[Recorded information start]
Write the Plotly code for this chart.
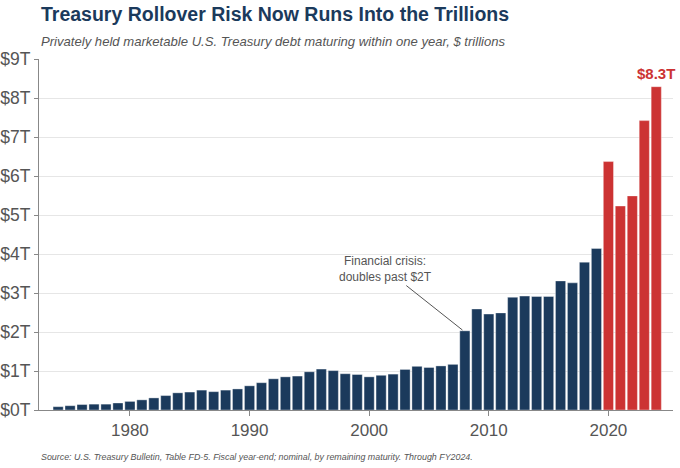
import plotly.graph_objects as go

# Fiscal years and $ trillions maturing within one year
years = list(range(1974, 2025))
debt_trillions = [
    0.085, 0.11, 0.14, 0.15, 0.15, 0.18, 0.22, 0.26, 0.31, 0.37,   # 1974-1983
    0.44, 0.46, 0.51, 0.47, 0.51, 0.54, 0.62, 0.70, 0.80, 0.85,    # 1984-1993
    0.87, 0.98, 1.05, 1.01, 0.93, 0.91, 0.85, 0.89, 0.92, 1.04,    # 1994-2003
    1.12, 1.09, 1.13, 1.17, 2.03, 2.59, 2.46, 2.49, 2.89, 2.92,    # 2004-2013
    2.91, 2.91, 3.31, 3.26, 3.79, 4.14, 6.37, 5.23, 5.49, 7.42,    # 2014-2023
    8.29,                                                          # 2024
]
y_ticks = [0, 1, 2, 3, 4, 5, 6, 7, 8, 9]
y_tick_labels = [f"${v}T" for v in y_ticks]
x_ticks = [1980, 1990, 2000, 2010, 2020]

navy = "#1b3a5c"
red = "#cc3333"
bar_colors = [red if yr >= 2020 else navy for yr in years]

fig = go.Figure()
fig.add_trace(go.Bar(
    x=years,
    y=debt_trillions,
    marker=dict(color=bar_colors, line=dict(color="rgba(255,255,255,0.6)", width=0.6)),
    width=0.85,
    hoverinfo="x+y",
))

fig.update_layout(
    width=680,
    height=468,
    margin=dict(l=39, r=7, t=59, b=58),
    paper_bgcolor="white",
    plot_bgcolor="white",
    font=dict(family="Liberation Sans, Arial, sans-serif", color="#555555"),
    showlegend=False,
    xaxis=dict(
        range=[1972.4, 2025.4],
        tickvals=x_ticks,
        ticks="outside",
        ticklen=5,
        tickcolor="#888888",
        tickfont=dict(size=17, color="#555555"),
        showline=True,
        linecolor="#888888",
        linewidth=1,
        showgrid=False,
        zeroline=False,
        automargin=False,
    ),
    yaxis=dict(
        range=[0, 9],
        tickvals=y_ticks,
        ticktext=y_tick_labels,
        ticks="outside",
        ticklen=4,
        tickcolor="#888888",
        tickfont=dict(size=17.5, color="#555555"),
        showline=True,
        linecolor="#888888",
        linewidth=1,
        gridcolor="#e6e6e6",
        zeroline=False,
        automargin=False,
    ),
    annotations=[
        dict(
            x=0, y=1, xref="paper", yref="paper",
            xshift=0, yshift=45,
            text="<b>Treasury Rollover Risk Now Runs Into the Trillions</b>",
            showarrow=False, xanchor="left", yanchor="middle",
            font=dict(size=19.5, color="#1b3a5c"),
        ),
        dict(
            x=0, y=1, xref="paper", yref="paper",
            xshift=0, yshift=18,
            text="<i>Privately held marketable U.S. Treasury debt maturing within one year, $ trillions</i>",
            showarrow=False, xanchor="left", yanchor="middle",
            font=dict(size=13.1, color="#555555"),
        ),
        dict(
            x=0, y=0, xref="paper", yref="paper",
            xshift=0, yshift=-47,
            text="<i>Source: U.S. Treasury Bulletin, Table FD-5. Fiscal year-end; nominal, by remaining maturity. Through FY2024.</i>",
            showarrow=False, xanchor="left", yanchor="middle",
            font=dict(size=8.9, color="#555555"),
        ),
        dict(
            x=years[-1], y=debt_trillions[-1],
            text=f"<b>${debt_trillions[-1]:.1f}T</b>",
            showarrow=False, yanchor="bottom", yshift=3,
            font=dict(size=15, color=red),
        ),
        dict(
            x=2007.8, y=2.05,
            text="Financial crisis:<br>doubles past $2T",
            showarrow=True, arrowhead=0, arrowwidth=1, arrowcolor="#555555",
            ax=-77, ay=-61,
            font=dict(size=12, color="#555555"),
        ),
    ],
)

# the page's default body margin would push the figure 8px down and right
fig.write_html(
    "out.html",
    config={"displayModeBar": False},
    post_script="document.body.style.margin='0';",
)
[Recorded information end]
**Requirement**: With the pictures left out, restate word for word every line of the data above, from the first down to the line that contains "import plotly.graph_objects as go".

**Task answer**:
Write the Plotly code for this chart.
import plotly.graph_objects as go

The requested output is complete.